GenèveLisa Mazzone: «Il y a nécessité d’améliorer le niveau des rentes»
La conseillère aux États genevoise réagit à la polémique cantonale sur le délai de versement des rentes AVS et AI. Comment expliquer qu’un report de quelques jours puisse mettre autant de gens dans l’embarras?
- par
- Eric Felley
Mercredi, au terme de sa séance hebdomadaire, le Conseil d’État genevois, par la voix de son président Serge Dal Busco, a exprimé son insatisfaction par rapport au versement retardé des rentes AVS et AI dans le canton à partir de 2022. Pour rappel, la semaine dernière, l’Office cantonal des assurances sociales (OCAS) – qui est un organe autonome – avait informé les bénéficiaires (environ 60 000) que dès l’année prochaine, les rentes ne seraient plus versées le premier du mois, mais qu’il faudra attendre le 6, voire le 10. Selon l’office, ce sont des contingences informatiques qui justifient ce changement de pratique.
Le 4 du mois?
Cette annonce a soulevé un tollé dans les milieux de défense des retraités. Après l’intervention du conseiller en charge des affaires sociales, Thierry Apothéloz, une date a été convenue au 4 du mois. «On peut se retrouver confronté à des problèmes d’endettement et de précarité chez de nombreuses personnes, notait mercredi Serge dal Busco. Il y a une marge de manœuvre qui doit être utilisée pour trouver une solution au plus près de la situation actuelle, en tenant compte des besoins des personnes assurées et de la réalité de l’OCAS». Les syndicats et les partis de gauche au Grand Conseil demandent d’en rester au premier du mois.
Cette polémique sur le jour de versement des rentes révèle une nouvelle fois la précarité dans laquelle se trouvent certaines catégories de personnes à Genève. La conseillère aux États Lisa Mazzone (Vert.e.s/GE) estime que c’est l’occasion de rappeler que les rentes AVS doivent être renforcées.
Comment expliquez-vous que dans un pays aussi riche que la Suisse, le fait de retarder d’une semaine le paiement d’une rente mette autant de gens en difficulté?
Le risque élevé de précarité après la retraite est connu depuis longtemps.

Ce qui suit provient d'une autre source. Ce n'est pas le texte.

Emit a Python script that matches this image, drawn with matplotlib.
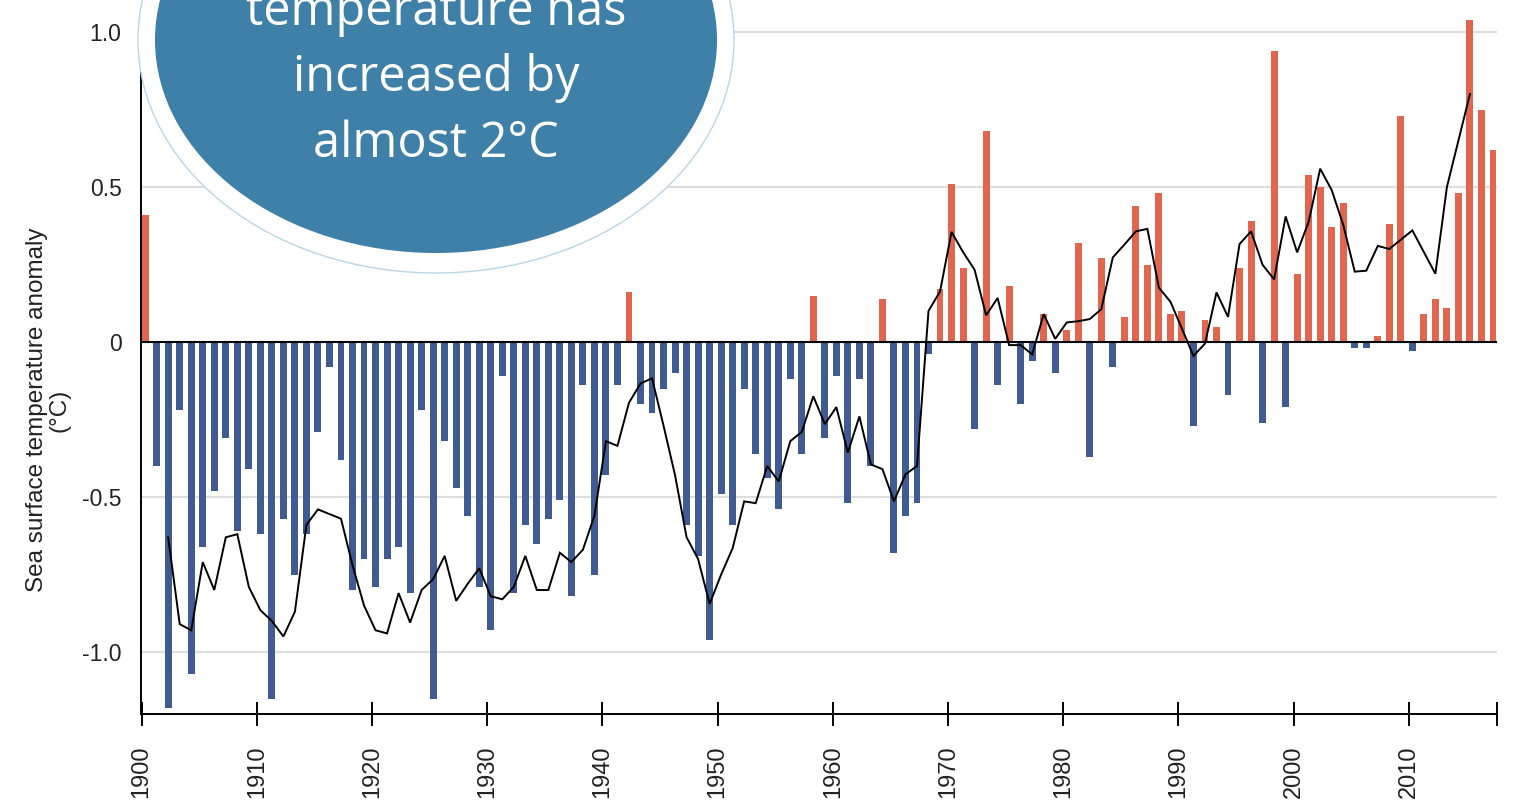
import matplotlib
matplotlib.use("Agg")
import matplotlib.pyplot as plt
from matplotlib.patches import Ellipse
import numpy as np

# ---- data -------------------------------------------------------------
years = list(range(1900, 2018))
anomaly = [
    0.41, -0.40, -1.18, -0.22, -1.07, -0.66, -0.48, -0.31, -0.61, -0.41,
    -0.62, -1.15, -0.57, -0.75, -0.62, -0.29, -0.08, -0.38, -0.80, -0.70,
    -0.79, -0.70, -0.66, -0.81, -0.22, -1.15, -0.32, -0.47, -0.56, -0.79,
    -0.93, -0.11, -0.81, -0.59, -0.65, -0.57, -0.51, -0.82, -0.14, -0.75,
    -0.43, -0.14, 0.16, -0.20, -0.23, -0.15, -0.10, -0.59, -0.69, -0.96,
    -0.49, -0.59, -0.15, -0.36, -0.44, -0.54, -0.12, -0.36, 0.15, -0.31,
    -0.11, -0.52, -0.12, -0.40, 0.14, -0.68, -0.56, -0.52, -0.04, 0.17,
    0.51, 0.24, -0.28, 0.68, -0.14, 0.18, -0.20, -0.06, 0.09, -0.10,
    0.04, 0.32, -0.37, 0.27, -0.08, 0.08, 0.44, 0.25, 0.48, 0.09,
    0.10, -0.27, 0.07, 0.05, -0.17, 0.24, 0.39, -0.26, 0.94, -0.21,
    0.22, 0.54, 0.50, 0.37, 0.45, -0.02, -0.02, 0.02, 0.38, 0.73,
    -0.03, 0.09, 0.14, 0.11, 0.48, 1.04, 0.75, 0.62,
]

mean_years = list(range(1902, 2016))
running_mean = [
    -0.63, -0.91, -0.93, -0.71, -0.80, -0.63, -0.62, -0.79, -0.865, -0.90,
    -0.95, -0.87, -0.59, -0.54, -0.555, -0.57, -0.72, -0.85, -0.93, -0.94,
    -0.81, -0.905, -0.80, -0.765, -0.69, -0.835, -0.78, -0.73, -0.82, -0.83,
    -0.79, -0.69, -0.80, -0.80, -0.68, -0.71, -0.67, -0.56, -0.32, -0.335,
    -0.196, -0.134, -0.117, -0.27, -0.43, -0.63, -0.70, -0.845, -0.75, -0.665,
    -0.514, -0.52, -0.40, -0.45, -0.32, -0.29, -0.175, -0.265, -0.21, -0.357,
    -0.24, -0.395, -0.41, -0.514, -0.427, -0.40, 0.10, 0.163, 0.355, 0.29,
    0.233, 0.086, 0.142, -0.01, -0.01, -0.04, 0.09, 0.01, 0.063, 0.067,
    0.074, 0.106, 0.273, 0.314, 0.357, 0.365, 0.175, 0.13, 0.043, -0.045,
    -0.005, 0.16, 0.081, 0.316, 0.357, 0.249, 0.202, 0.405, 0.289, 0.388,
    0.559, 0.49, 0.378, 0.227, 0.23, 0.31, 0.30, 0.33, 0.36, 0.29,
    0.22, 0.50, 0.65, 0.80,
]

decade_ticks = list(range(1900, 2011, 10))
y_ticks = [-1.0, -0.5, 0.0, 0.5, 1.0]
y_ticklabels = ["-1.0", "-0.5", "0", "0.5", "1.0"]
y_label = "Sea surface temperature anomaly\n(°C)"
badge_lines = ["temperature has", "increased by", "almost 2°C"]

# ---- style ------------------------------------------------------------
RED = "#E0664F"
BLUE = "#3F5B92"
GRID = "#DEDEDE"
BADGE = "#3E80A8"
FONT = ["Liberation Sans", "DejaVu Sans"]

W, H, DPI = 1522, 806, 100
fig = plt.figure(figsize=(W / DPI, H / DPI), dpi=DPI)
fig.patch.set_facecolor("white")

ax = fig.add_axes([141 / W, (H - 714) / H, 1356 / W, (714 - 16.5) / H])

bar_w = 0.6
colors = [RED if v >= 0 else BLUE for v in anomaly]
ax.bar(years, anomaly, width=bar_w, align="edge", color=colors,
       linewidth=0, zorder=2)

ax.plot([y + bar_w / 2 for y in mean_years], running_mean,
        color="black", lw=1.4, zorder=3, solid_joinstyle="miter")

x0 = 1900 - 0.06
ax.set_xlim(x0, x0 + 1356 / 11.52)
ax.set_ylim(-1.2, 1.05)

# grid and zero line
for v in y_ticks:
    if v == 0:
        ax.axhline(0, color="black", lw=1.5, zorder=4)
    else:
        ax.axhline(v, color=GRID, lw=1.6, zorder=0)

for s in ("top", "right"):
    ax.spines[s].set_visible(False)
for s in ("left", "bottom"):
    ax.spines[s].set_color("black")
    ax.spines[s].set_linewidth(1.4)

ax.set_yticks(y_ticks)
ax.set_yticklabels(y_ticklabels, fontfamily=FONT, fontsize=16.5, color="#222222")
ax.tick_params(axis="y", length=0, pad=14)

ax.set_xticks(decade_ticks)
ax.set_xticklabels([str(t) for t in decade_ticks], rotation=90,
                   fontfamily=FONT, fontsize=17, color="#222222")
ax.set_xticks([ax.get_xlim()[1]], minor=True)
ax.tick_params(axis="x", which="both", direction="inout", length=17,
               width=1.4, color="black", pad=14)

fig.text(48 / W, 1 - 410 / H, y_label, rotation=90, ha="center", va="center",
         multialignment="center", fontfamily=FONT, fontsize=17.5,
         linespacing=1.05, color="#222222")

# ---- badge ------------------------------------------------------------
cx, cy = 436, 40
ring = Ellipse((cx / W, 1 - cy / H), 2 * 298 / W, 2 * 233 / H,
               transform=fig.transFigure, facecolor="white",
               edgecolor="#B9D6E8", lw=1.0, zorder=10)
disc = Ellipse((cx / W, 1 - cy / H), 2 * 281 / W, 2 * 213 / H,
               transform=fig.transFigure, facecolor=BADGE,
               edgecolor="none", zorder=11)
fig.add_artist(ring)
fig.add_artist(disc)

baselines = [25, 91, 157]
for txt, b in zip(badge_lines, baselines):
    fig.text(cx / W, 1 - b / H, txt, ha="center", va="baseline",
             fontfamily=["Open Sans", "DejaVu Sans"], fontsize=35,
             color="white", zorder=12)

fig.savefig("out.png", dpi=DPI, facecolor="white")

Les personnes de cette classe d’âge sont deux fois plus touchées par la pauvreté en termes de revenu que la population totale et près de trois fois plus que la population en âge de travailler. Il est donc nécessaire de renforcer enfin le niveau des rentes AVS. On voit bien que pour de nombreuses personnes, en particulier les femmes, ce revenu est absolument déterminant. La problématique soulevée par ce changement de pratique concerne aussi les personnes au bénéfice de l’AI, qui font face aux mêmes difficultés.
Un marchandage déplacé
Le projet de l’OCAS était de repousser le versement des rentes du 1er au 6, voire au 10 du mois. Suite au tollé, il serait fixé au 4 du mois. N’avez-vous pas l’impression d’un marchandage déplacé?
À mon avis, on ne peut pas prétendre qu’il s’agit d’une question de technique informatique. Il y a eu là un cafouillage sur lequel je ne veux pas m’exprimer. Mais on ne peut pas se permettre de laisser les personnes concernées dans une telle situation, avec le stress et les ennuis qui l’accompagnent. Ce versement est particulièrement essentiel pour payer le loyer ou pour les frais imprévus, pensons simplement aux frais dentaires.
Comme il s’agit d’assurances sociales fédérales, y a-t-il un moyen d’action aux Chambres fédérales?
C’est de la compétence des cantons et je n’en vois pas. En revanche, il y a nécessité d’améliorer le niveau des rentes, pour qu’elles garantissent une vie digne. Et ça, c’est du ressort fédéral. En particulier pour les femmes et les personnes vivant seules, qui sont à risque. Malheureusement, avec AVS 21, cela ne prend pas cette direction, mais au contraire celle d’une péjoration pour les femmes.
À l’instar des distributions alimentaires lors de la pandémie
D’une manière générale, qu'est-ce que cette polémique dit de la précarité dans notre pays?
Elle est malheureusement trop méconnue du grand public, bien qu’elle soit documentée. Elle reste en partie cachée, en particulier dans notre pays, où l’on a tendance à la passer sous silence. Dès qu’elle se dévoile au grand jour, on s’étonne, comme lors des distributions alimentaires lors de la pandémie. Or, la précarité en Suisse est connue, détaillée par des études. La politique, si elle prétend la découvrir, a donc fermé les yeux jusque-là. C’est la responsabilité du politique de lutter contre cette pauvreté, d’améliorer le niveau des rentes et renforcer la redistribution des richesses.